Find every line with the word "inline" and give their count, nothing else.

> _RECORD EXTRACTS_
- - - - - - -

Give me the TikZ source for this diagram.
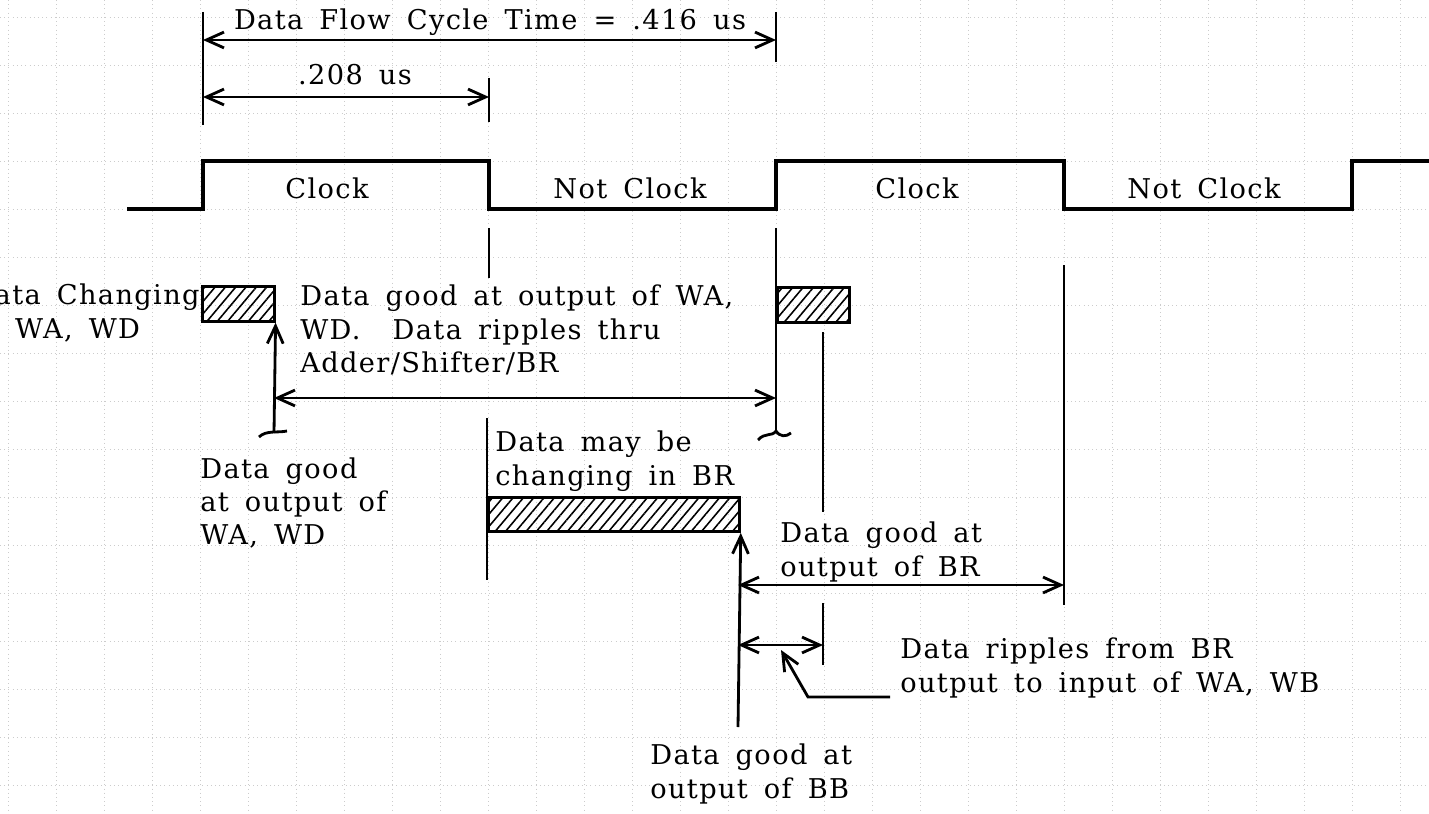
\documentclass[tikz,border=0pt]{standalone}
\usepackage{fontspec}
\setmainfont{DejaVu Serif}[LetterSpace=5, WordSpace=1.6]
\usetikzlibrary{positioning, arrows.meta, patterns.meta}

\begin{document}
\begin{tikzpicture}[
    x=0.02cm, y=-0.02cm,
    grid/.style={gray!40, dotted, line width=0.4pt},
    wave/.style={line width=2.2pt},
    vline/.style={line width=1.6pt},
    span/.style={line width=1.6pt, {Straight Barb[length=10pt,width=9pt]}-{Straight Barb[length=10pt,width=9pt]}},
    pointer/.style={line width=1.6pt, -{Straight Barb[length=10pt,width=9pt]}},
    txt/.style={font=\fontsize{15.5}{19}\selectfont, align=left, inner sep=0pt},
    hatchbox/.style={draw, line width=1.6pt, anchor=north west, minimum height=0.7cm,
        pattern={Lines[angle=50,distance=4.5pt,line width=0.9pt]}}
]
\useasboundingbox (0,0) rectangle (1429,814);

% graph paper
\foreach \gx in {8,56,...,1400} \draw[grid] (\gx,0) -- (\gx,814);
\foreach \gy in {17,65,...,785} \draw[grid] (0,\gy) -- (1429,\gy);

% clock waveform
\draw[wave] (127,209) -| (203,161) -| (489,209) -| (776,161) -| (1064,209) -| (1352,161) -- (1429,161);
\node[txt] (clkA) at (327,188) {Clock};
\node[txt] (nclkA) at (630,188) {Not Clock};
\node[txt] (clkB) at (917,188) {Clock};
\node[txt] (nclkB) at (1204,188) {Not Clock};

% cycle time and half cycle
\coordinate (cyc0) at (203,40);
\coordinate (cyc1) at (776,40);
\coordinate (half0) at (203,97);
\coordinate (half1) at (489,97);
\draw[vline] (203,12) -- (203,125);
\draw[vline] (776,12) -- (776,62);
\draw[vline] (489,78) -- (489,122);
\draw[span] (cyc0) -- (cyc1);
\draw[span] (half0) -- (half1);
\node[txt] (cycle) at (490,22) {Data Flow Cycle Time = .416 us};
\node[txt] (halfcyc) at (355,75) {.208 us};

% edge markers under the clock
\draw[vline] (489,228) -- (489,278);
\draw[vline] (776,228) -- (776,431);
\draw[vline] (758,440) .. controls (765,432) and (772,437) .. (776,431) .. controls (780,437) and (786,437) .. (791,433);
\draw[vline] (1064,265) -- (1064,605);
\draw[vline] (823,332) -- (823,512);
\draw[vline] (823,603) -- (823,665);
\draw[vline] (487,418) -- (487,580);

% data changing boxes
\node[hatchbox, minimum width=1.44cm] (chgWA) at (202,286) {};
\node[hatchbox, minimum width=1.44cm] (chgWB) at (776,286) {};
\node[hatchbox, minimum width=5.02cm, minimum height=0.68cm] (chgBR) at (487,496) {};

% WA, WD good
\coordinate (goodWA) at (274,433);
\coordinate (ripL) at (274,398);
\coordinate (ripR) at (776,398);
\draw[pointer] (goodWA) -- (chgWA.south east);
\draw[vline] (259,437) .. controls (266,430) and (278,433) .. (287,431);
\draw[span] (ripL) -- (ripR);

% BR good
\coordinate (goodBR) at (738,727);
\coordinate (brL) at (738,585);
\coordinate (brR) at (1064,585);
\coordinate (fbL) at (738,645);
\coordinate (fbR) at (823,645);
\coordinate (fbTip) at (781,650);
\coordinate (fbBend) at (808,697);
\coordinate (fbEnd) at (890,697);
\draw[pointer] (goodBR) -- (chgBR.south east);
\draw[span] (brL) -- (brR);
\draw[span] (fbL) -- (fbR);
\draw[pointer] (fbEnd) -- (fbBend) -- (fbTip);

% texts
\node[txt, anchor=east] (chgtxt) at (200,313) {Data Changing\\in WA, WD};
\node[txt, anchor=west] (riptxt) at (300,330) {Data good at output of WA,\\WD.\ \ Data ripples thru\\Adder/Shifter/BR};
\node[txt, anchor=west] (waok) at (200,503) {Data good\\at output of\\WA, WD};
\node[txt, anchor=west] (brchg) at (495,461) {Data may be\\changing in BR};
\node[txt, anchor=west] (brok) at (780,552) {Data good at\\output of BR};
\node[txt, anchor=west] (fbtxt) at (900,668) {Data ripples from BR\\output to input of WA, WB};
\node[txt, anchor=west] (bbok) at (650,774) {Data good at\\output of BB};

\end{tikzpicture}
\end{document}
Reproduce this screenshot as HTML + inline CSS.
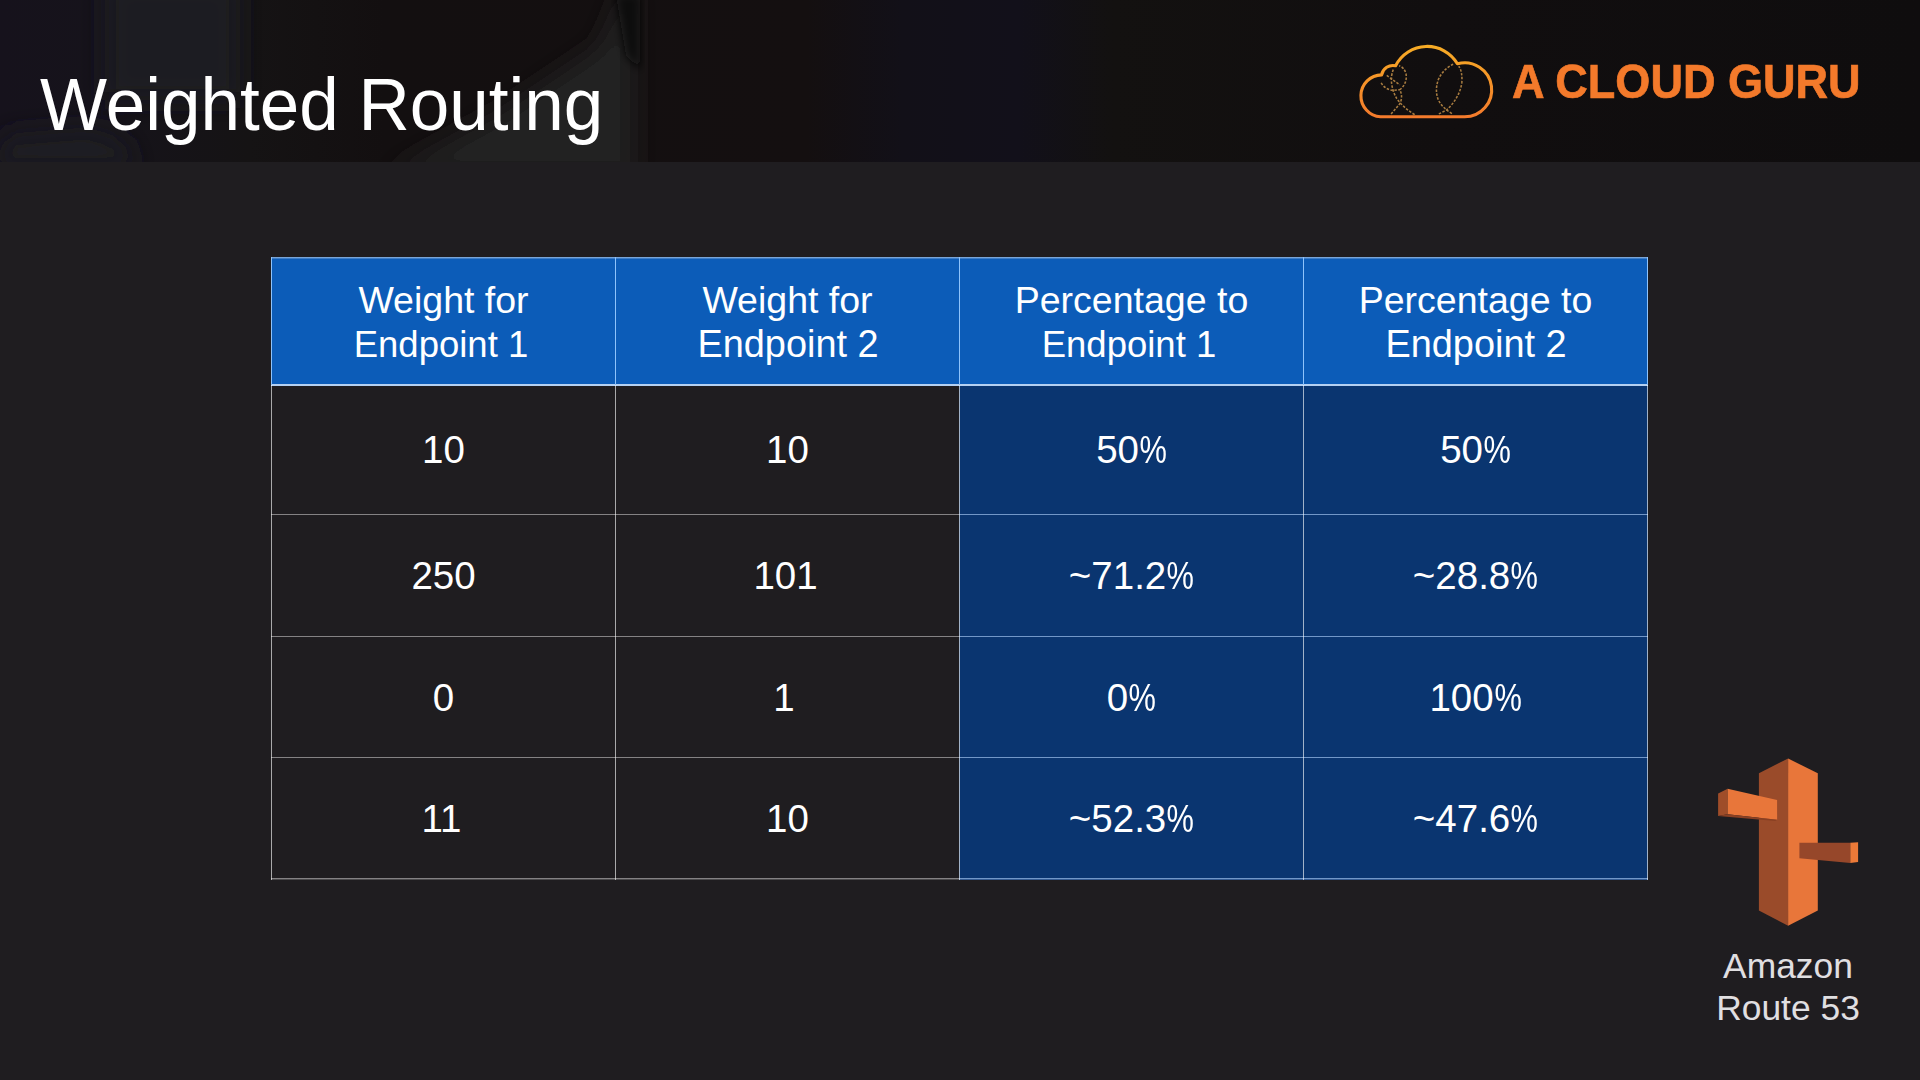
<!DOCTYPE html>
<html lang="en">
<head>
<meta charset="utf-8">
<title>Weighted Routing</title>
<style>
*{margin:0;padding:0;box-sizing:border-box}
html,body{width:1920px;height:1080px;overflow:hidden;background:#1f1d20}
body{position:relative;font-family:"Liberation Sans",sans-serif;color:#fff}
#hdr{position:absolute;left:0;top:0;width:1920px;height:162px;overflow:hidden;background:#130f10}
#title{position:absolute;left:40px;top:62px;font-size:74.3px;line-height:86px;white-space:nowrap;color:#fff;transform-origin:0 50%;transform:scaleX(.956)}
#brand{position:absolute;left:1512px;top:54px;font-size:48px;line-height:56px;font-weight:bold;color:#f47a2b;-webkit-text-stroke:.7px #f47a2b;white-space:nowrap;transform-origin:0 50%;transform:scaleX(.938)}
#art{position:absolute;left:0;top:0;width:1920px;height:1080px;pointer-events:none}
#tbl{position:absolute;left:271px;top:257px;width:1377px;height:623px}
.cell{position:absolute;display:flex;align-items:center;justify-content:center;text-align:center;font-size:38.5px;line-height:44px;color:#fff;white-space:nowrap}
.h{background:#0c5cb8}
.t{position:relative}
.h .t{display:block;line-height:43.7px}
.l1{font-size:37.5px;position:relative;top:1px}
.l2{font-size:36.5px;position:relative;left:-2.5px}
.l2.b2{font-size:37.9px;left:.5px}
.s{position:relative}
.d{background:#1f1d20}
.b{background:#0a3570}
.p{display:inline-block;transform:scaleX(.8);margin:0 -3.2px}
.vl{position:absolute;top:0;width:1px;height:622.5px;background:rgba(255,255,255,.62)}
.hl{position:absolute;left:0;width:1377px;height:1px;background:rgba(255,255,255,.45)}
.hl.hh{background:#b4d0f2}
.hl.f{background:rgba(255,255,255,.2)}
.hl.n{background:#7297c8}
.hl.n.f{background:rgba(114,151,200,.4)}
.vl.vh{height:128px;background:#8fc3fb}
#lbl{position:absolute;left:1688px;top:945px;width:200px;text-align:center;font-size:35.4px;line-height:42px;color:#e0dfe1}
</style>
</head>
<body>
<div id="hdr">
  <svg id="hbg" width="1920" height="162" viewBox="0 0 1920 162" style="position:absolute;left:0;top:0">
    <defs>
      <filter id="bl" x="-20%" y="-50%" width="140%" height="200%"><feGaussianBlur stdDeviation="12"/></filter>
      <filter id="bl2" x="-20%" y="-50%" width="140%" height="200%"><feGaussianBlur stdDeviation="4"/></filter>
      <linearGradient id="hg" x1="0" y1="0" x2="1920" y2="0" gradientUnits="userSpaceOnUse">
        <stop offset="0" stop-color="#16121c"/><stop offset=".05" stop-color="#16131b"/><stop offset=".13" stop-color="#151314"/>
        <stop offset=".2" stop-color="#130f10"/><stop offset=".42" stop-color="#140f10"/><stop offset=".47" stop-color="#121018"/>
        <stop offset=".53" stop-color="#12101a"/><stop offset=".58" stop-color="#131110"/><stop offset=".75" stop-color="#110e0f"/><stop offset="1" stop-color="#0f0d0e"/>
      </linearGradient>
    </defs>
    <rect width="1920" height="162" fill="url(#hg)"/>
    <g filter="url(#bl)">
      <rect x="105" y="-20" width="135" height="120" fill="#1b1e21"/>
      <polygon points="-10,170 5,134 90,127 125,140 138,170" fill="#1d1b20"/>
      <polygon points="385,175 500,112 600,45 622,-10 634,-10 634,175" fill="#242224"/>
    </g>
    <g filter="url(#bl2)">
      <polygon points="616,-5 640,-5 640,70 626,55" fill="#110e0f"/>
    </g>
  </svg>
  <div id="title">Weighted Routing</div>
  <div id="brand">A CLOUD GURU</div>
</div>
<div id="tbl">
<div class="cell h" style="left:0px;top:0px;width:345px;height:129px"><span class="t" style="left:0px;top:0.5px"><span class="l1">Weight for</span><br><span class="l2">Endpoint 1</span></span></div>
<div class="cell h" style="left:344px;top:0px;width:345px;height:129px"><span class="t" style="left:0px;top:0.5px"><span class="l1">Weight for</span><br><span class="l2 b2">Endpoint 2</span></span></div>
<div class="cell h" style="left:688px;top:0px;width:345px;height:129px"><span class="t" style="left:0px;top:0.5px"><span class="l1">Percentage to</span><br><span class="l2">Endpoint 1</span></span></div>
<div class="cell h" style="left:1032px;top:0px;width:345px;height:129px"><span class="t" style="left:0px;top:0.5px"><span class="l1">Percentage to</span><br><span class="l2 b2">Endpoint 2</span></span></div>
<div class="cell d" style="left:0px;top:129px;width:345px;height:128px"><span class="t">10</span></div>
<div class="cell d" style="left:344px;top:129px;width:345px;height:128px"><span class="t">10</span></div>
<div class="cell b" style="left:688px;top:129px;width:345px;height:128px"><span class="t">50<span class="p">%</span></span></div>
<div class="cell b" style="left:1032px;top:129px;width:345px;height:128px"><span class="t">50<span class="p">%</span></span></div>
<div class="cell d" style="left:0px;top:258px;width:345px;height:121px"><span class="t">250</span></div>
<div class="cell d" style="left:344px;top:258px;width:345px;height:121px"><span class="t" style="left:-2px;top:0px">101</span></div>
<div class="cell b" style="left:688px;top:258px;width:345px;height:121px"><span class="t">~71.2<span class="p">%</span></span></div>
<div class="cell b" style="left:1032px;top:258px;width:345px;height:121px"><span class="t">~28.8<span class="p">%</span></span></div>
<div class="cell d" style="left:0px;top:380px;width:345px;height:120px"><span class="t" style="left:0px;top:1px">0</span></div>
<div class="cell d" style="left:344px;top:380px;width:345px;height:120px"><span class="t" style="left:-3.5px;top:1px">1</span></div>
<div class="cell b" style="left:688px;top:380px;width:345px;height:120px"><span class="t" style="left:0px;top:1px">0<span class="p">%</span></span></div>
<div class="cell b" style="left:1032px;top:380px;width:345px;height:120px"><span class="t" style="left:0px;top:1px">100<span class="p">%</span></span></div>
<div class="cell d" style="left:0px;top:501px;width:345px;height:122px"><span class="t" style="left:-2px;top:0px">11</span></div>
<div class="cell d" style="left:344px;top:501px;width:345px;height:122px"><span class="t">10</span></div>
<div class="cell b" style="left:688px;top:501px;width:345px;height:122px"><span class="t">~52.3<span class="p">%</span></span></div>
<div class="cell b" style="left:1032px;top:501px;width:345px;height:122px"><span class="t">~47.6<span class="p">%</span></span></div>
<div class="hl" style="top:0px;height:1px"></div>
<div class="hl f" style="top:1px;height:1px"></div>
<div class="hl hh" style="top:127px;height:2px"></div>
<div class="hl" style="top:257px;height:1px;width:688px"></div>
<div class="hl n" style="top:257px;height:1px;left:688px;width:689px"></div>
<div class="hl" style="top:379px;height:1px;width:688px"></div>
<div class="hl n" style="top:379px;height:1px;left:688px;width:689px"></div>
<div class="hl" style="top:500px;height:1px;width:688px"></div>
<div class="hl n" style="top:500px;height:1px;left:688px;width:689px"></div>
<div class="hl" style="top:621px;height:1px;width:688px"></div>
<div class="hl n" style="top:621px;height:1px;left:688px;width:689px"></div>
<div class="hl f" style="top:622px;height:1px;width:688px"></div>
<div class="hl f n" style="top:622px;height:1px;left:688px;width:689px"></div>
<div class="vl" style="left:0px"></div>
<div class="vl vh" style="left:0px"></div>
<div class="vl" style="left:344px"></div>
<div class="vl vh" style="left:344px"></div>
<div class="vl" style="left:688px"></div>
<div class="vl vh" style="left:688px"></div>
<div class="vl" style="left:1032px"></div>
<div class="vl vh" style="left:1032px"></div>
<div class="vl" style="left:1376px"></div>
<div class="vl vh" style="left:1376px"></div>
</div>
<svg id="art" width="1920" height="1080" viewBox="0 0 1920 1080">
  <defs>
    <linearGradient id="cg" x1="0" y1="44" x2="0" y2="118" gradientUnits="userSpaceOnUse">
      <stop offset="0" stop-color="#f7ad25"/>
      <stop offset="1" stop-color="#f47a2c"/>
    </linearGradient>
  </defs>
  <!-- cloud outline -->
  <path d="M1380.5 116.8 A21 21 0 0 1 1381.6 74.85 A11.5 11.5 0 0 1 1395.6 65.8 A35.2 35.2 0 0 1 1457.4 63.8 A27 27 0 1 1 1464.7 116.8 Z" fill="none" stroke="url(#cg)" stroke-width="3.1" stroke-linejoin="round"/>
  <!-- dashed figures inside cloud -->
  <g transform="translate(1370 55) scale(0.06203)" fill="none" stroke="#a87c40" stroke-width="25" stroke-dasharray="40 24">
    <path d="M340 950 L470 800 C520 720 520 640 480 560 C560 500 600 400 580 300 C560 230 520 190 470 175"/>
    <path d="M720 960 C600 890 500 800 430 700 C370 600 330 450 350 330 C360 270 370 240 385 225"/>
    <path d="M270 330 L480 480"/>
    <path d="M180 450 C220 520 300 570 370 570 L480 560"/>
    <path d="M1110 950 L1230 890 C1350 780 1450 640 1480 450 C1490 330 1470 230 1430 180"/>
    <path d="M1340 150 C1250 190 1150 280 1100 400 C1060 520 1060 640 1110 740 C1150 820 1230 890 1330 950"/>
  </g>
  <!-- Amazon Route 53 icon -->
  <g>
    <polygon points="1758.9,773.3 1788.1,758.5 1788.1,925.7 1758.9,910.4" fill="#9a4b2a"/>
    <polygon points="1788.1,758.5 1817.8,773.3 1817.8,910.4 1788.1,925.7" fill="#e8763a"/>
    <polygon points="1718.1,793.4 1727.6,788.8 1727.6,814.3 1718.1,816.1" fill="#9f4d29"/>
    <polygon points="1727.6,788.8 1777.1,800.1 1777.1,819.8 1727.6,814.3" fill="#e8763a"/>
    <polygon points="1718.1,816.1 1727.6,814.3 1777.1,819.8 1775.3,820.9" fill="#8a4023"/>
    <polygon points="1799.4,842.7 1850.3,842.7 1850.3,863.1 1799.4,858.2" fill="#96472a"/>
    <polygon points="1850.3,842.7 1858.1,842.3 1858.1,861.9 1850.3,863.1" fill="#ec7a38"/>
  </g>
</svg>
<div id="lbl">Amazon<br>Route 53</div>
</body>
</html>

- - - - - - -

> _COMPLETE RESPONSE_
2